Jak tak, to się nie składam
Ostatecznie kobieta zdecydowała się nie przystawać na demokratyczny wybór zabawki i ogłosiła, że w tym roku nie będzie się składać, woli zabrać syna do teatru. "Wywołałam święte oburzenie, bo jak to moje dziecko ma brać udział w przedszkolnych imprezach bez składki. W pierwszej chwili byłam gotowa powiedzieć, że będę przynosić na imprezy jedzenie, ale w tej sytuacji rozważam zmianę placówki" - czytamy.

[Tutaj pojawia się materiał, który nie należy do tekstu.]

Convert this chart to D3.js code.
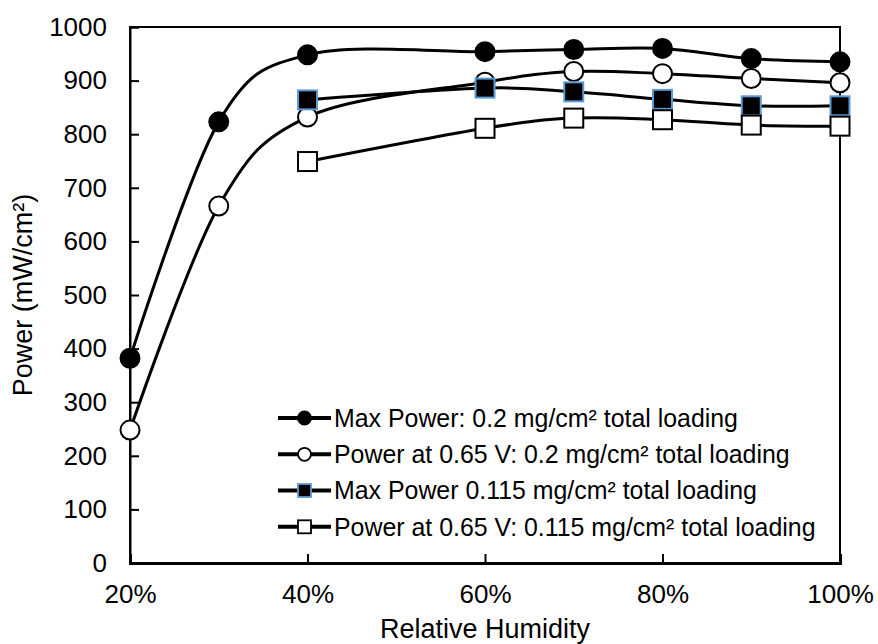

Kobieta przyznaje, że w tej dyskusji wszystkich trochę poniosło, ale sytuacja zaogniła się do tego stopnia, że w przedszkolnej szatni niektórzy rodzice przestali odpowiadać jej "dzień dobry". "Powiedziałbym, że dorośli zachowują się tu jak przedszkolaki, ale to byłaby obraza dla dzieci. Słyszałam, jak dwie mamy rozmawiały między sobą, że mam się za lepszą od nich, dlatego wyskoczyłam z tym teatrem" - pisze mama Szymka.
Kinga poważnie rozważa zmianę przedszkola na prywatne, bo tu nie widzi szansy na rozejm. "Dość już tego plastikowego badziewia, chciałabym, żeby te dzieci choć trochę zobaczyły coś innego niż koncert disco polo w TVP, bo rodzice na pewno nic lepszego im nie zaoferują. Moim zdaniem wychowawczyni powinna się włączyć" - kończy.
A co na to dziecko?
Oczywiście optymalnie byłoby zrównoważyć rozwój dzieci, dać im szanse do spotkań z kulturą i okazję do zobaczenia czegoś nowego. 5-latki spokojnie mogą udać się też na wycieczkę poza przedszkole, przecież i w żłobkach organizowane są wycieczki.
Jednak w tym przypadku warto jeszcze wziąć pod uwagę opinię dziecka, bo jeśli Szymek czuje się dobrze w grupie i zdążył się zżyć z kolegami, to może zmiana placówki jest zbyt drastycznym krokiem? Mama może sama pokazywać dziecku świat, takim, jakim ona go widzi, co nie znaczy, że swoją wolę może narzucić innym.